What Does Christian Hedonism Offer the Depressed?


What Does Christian Hedonism Offer the Depressed?

Audio Transcript

In Episode 19 we talked about times when God withdraws his presence from the Christian. Pastor John, you talked there about Micah 7:8–9 in that context. It’s worth revisiting this theme to ask, what does Christian Hedonism have to offer a depressed Christian?

Besides that text from Micah, there is another beautiful text for people in darkness in Psalm 139. This is the Psalm that says, “Where shall I flee from your presence” and “If I take the wings of the morning and dwell in the uttermost parts of the sea, even there your hand shall lead me, and your right hand shall hold me” (Psalm 139:7, 9–10).

And then he says this: “If I say, ‘Surely darkness shall cover me,’” — now notice: he doesn't say, “If darkness covers me.” He says, “If I say . . . ” So this is a person who is despairing and speaking to themselves in darkness. — “If I say ‘Surely the darkness shall cover me, and the light about me be night,’ even the darkness is not dark to you; the night is bright as the day, for darkness is as light with you” (Psalm 119:11-12).

I think that is picturing the person who is on the brink of despair and is saying, “Darkness is all over me. It is just covering me. I don’t see any light.” And what the Psalmist is calling us to do is in that experience, in that very moment, feeling all of that desertion, all of that darkness, to say, “This darkness is not dark to my God. He sees me. He knows me. He is with me. And though I can’t see him, he can see me. And there is nothing dark about my life to him.”

So I would say we learn these things from the precious Word of God, and we preach them to ourselves even if, in the very moment of preaching, there is almost no feeling of them.
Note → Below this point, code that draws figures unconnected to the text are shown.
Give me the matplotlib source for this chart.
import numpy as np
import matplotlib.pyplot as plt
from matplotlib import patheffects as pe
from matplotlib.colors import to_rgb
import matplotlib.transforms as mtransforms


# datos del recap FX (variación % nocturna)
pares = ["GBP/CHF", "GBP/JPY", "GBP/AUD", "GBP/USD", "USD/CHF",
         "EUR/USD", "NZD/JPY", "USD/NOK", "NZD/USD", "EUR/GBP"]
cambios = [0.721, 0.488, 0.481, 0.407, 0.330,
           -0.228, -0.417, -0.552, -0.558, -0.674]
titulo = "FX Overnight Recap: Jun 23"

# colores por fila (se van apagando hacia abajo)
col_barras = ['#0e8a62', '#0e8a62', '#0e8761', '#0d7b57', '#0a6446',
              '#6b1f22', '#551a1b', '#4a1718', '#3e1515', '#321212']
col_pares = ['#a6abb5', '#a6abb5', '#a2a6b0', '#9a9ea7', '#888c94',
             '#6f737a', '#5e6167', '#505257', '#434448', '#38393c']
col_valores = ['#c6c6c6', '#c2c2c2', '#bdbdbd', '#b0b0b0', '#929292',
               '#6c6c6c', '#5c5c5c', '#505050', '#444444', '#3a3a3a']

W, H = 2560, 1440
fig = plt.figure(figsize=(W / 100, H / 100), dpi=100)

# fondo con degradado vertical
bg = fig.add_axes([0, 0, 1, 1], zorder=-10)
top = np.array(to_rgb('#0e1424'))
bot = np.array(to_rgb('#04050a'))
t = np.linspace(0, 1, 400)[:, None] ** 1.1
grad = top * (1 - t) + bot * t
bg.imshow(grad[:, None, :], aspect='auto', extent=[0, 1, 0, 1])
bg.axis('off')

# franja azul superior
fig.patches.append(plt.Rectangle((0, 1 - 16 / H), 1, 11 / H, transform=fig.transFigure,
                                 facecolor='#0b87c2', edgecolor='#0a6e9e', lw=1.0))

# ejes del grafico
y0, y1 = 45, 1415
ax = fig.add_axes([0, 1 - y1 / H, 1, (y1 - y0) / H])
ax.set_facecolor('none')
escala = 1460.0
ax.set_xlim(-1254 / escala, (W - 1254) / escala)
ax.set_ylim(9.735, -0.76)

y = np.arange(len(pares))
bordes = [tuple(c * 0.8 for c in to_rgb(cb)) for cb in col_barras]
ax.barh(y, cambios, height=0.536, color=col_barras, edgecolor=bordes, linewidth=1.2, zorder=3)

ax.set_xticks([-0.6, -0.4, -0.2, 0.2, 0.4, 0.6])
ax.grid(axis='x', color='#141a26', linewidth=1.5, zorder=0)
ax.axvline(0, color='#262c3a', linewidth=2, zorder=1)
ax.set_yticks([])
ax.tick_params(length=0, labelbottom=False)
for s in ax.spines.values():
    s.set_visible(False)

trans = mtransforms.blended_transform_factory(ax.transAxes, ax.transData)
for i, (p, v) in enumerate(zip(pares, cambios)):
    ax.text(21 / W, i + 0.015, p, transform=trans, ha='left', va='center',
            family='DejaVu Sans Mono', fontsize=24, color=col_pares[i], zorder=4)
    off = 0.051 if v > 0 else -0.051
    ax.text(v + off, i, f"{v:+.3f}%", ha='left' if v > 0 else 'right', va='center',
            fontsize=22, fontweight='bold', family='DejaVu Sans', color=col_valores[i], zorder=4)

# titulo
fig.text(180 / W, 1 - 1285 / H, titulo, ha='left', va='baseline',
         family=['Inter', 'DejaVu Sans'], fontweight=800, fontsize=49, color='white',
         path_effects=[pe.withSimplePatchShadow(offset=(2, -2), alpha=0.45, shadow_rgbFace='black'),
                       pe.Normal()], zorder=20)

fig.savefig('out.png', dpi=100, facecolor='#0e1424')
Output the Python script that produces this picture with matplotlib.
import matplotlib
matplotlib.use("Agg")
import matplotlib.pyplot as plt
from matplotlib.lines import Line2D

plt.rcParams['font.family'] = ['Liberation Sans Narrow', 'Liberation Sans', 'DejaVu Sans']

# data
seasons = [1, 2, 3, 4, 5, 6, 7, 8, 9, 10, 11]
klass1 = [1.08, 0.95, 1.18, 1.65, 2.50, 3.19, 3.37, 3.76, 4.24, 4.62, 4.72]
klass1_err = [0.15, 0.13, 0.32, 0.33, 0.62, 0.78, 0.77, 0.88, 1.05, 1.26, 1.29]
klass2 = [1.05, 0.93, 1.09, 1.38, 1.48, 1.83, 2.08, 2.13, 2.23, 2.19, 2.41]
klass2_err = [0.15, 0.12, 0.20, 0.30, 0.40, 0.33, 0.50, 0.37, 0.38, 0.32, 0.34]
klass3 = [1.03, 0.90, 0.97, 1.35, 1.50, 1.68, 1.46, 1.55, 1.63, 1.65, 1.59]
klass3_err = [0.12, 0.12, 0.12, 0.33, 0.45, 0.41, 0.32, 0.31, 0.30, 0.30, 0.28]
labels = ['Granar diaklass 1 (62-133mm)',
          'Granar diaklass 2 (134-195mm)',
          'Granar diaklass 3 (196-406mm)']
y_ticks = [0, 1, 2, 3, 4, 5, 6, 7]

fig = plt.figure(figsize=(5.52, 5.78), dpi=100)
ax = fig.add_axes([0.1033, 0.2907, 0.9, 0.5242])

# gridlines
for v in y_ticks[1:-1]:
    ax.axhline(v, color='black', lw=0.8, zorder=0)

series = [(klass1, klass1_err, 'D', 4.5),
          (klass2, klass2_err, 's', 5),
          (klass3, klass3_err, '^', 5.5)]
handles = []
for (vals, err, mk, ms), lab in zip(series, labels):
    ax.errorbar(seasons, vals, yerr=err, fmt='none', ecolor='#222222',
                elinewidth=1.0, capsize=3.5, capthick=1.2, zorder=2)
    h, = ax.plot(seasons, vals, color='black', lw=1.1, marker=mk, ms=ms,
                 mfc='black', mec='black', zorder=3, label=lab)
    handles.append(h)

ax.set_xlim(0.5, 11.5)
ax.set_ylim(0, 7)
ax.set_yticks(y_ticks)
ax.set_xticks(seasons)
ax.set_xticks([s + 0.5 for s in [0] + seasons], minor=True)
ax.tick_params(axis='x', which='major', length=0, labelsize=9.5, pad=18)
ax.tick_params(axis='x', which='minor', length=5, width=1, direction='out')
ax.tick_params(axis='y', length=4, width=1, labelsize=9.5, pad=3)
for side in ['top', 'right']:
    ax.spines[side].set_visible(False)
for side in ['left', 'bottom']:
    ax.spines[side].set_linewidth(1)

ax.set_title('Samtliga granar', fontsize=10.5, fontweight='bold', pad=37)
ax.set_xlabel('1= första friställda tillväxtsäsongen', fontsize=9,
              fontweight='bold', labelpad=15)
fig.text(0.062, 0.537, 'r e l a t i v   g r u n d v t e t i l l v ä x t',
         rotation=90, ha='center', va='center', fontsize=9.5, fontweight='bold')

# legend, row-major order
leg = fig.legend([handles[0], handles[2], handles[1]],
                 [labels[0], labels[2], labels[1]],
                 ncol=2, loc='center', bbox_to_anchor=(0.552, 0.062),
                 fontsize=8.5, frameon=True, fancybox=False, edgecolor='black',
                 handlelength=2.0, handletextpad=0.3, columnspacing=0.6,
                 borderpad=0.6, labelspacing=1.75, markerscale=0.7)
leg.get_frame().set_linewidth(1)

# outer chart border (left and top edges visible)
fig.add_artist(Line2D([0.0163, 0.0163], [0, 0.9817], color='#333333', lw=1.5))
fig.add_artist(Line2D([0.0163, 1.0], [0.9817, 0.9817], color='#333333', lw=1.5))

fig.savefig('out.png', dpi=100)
We assert them as true. We throw them in the devil’s face. We stick him with the sword of the Spirit. And then, with regard to Psalm 40, we wait. We wait for the Lord.

The Christian Hedonist and Death

One more thing. This is a really crucial pastoral issue when it comes to dying. There was a young woman in our church who died. She was in her 40s with four kids and got cancer, and her death was just horrible. There was nothing beautiful about it — it was just horrible. At the end, she basically died choking on her own vomit, and everybody around her just were just saying, “God, please — God, have mercy and take her.”

After she died, we did the funeral, and everybody wanted some explanation or some word from the pastor about her horrific suffering before death. Because usually we think of suffering as having a sanctifying effect. Well, she is going to die in 10 minutes. There is no life to be sanctified here. She is going to die.

And what I said was, “The incredible triumph of her death is that she didn’t curse God.” In other words, she had no physical, emotional, or mental wherewithal to sing a psalm. She is throwing up her own blood and guts, and all she could do was hold on and not curse God — and she didn’t. She just held on to him.

So I think there are some moments of darkness where the most beautiful triumph is when Satan is screaming in your ear: “This is your God. So much for your merciful God.” And you just look back at him and say, “I am not going to curse my God.” I think that was basically Job’s response to his wife when she said, “Curse God and die.” He just said, “Look, we are going to receive evil and good at the hand of the Lord. I am not going not curse him.”